Veering off topic a bit, I see little use for the "New York Reload" when using an auto as the primary gun. The auto can typically be reloaded about as fast as a backup can be drawn, and the duty gun offers more accuracy and controllability. The NY Reload made some sense in the revolver's heyday, but very, very few people carry a duty revolver and a BUG anymore.


----------



## DRAEGER (Apr 7, 2007)

Long before we had IPSC and IDPA shooting, we shoot more the traditional "Hogans Alley" style competitions and the shooting of a duty weapons with the BUG was based on a real shoot out that took place in the 70's-80's (forget the exact date) where an undercover LEO defended himself and protected his wounded partner, by using both weapons against over whelming odds. The officer survived and took out multiple attackers because of his quick thinking. 

In the early days of American Pistol Institute, we did some of this style training too. Learning to shoot "well" with your weak hand is just simply a smart idea for LEO, Military or civilians... Shooting 2 firearms at once in each hand is fun


----------



## Mike Barham (Mar 30, 2006)

DRAEGER said:


> Long before we had IPSC and IDPA shooting, we shoot more the traditional "Hogans Alley" style competitions and the shooting of a duty weapons with the BUG was based on a real shoot out that took place in the 70's-80's (forget the exact date) where an undercover LEO defended himself and protected his wounded partner, by using both weapons against over whelming odds. The officer survived and took out multiple attackers because of his quick thinking.
> 
> In the early days of American Pistol Institute, we did some of this style training too. Learning to shoot "well" with your weak hand is just simply a smart idea for LEO, Military or civilians... Shooting 2 firearms at once in each hand is fun


Huh. I'd be very interested to read the full story about this police shooting. I've read/heard of many instances where an LEO drew a backup to continue/finish the fight, but never one where he fired two guns simultaneously. I'd be very grateful if you can provide any references.

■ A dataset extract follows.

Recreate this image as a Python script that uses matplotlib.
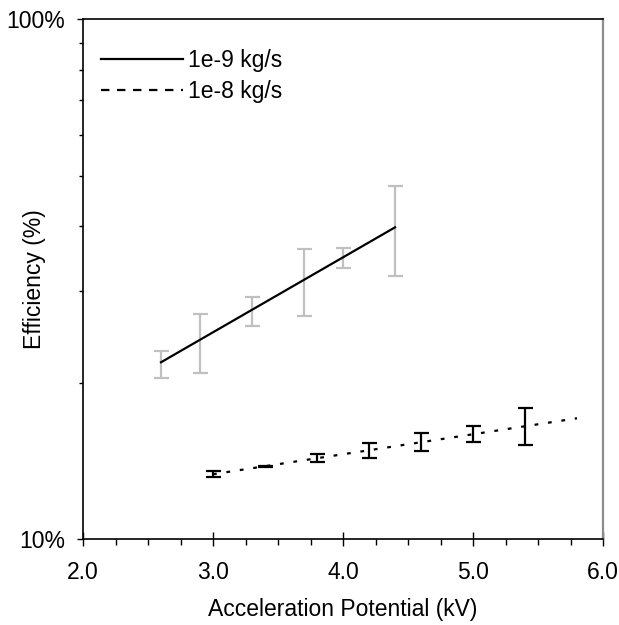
import numpy as np
import matplotlib
matplotlib.use('Agg')
import matplotlib.pyplot as plt
from matplotlib.lines import Line2D
from matplotlib.ticker import MultipleLocator, FormatStrFormatter, LogLocator, NullFormatter

# 1e-9 kg/s runs (grey error bars)
volt_9 = [2.6, 2.9, 3.3, 3.7, 4.0, 4.4]
eff_9 = [21.7, 24.0, 27.5, 31.5, 34.8, 39.9]
err_9 = [1.3, 3.1, 1.8, 4.6, 1.5, 7.8]
trend_9_x = [2.6, 4.4]
trend_9_y = [21.9, 39.8]

# 1e-8 kg/s runs (black error bars)
volt_8 = [3.0, 3.4, 3.8, 4.2, 4.6, 5.0, 5.4]
eff_8 = [13.34, 13.8, 14.35, 14.85, 15.38, 15.95, 16.54]
err_8 = [0.17, 0.05, 0.27, 0.5, 0.6, 0.56, 1.38]
trend_8_x = [3.0, 5.8]
trend_8_y = [13.34, 17.09]

plt.rcParams['font.family'] = ['Liberation Sans', 'DejaVu Sans']
plt.rcParams['font.size'] = 16.5

fig = plt.figure(figsize=(6.19, 6.25), dpi=100)
ax = fig.add_axes([83 / 619, 1 - 539.3 / 625, 520 / 619, 520 / 625])

ax.errorbar(volt_9, eff_9, yerr=err_9, fmt='none', ecolor='#c0c0c0',
            elinewidth=1.6, capsize=5.4, capthick=1.6, zorder=2)
ax.errorbar(volt_8, eff_8, yerr=err_8, fmt='none', ecolor='black',
            elinewidth=1.6, capsize=5.4, capthick=1.6, zorder=2)
ax.plot(trend_9_x, trend_9_y, color='black', lw=1.6, zorder=3)
ax.plot(trend_8_x, trend_8_y, color='black', lw=1.6, linestyle=(0, (1.7, 4.4)), zorder=3)

ax.set_yscale('log')
ax.set_ylim(10, 100)
ax.set_xlim(2.0, 6.0)
ax.set_yticks([10, 100], ['10%', '100%'])
ax.yaxis.set_minor_locator(LogLocator(base=10, subs=np.arange(2, 10)))
ax.yaxis.set_minor_formatter(NullFormatter())
ax.xaxis.set_major_locator(MultipleLocator(1.0))
ax.xaxis.set_major_formatter(FormatStrFormatter('%.1f'))
ax.xaxis.set_minor_locator(MultipleLocator(0.25))

ax.tick_params(axis='x', which='major', direction='inout', length=9.4, width=1.0, pad=11)
ax.tick_params(axis='x', which='minor', direction='out', length=4.0, width=1.0)
ax.tick_params(axis='y', which='major', direction='out', length=4.3, width=1.0, pad=8.5)
ax.tick_params(axis='y', which='minor', direction='out', length=3.2, width=1.0)

for side in ['left', 'bottom', 'top']:
    ax.spines[side].set_linewidth(1.2)
ax.spines['right'].set_color('#8c8c8c')
ax.spines['right'].set_linewidth(1.6)

ax.set_xlabel('Acceleration Potential (kV)', labelpad=10)
ax.set_ylabel('Efficiency (%)')
ax.yaxis.set_label_coords(-0.072, 0.5)

handles = [Line2D([], [], color='black', lw=1.6),
           Line2D([], [], color='black', lw=1.6, linestyle=(0, (3.8, 3.4)))]
ax.legend(handles, ['1e-9 kg/s', '1e-8 kg/s'], loc='upper left',
          bbox_to_anchor=(0.035, 0.943), frameon=False,
          borderpad=0, borderaxespad=0, handlelength=3.56, handletextpad=0.22,
          labelspacing=0.36)

fig.savefig('out.png', dpi=100)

I don't know squat about the early days at API, but everything I know about Gunsite shows that for many years they've emphasized shooting one pistol (usually a 1911) from the Weaver Stance.

Back in the World, I practice shooting weak-handed with regularity. It is indeed an important skill. I just never though wasting ammo in dual-handed shooting was fun. Out here, of course, my main weapon is an M4 and my backup is an M9!


----------



## DRAEGER (Apr 7, 2007)

I wish I had the exact story details, when it was and where (its been a long time ago). I was attending Colorado School of Trades at the time. What I do remember is that Jeff Cooper read the story to me and it was one of those common knowledge things that at the time, everyone knew about it.

It has a very practical use, when needing to cover multiple entry points and also allows more rounds to be fired down range, provoking your attacker to duck for cover or risk being a stopping point for your incoming rounds. 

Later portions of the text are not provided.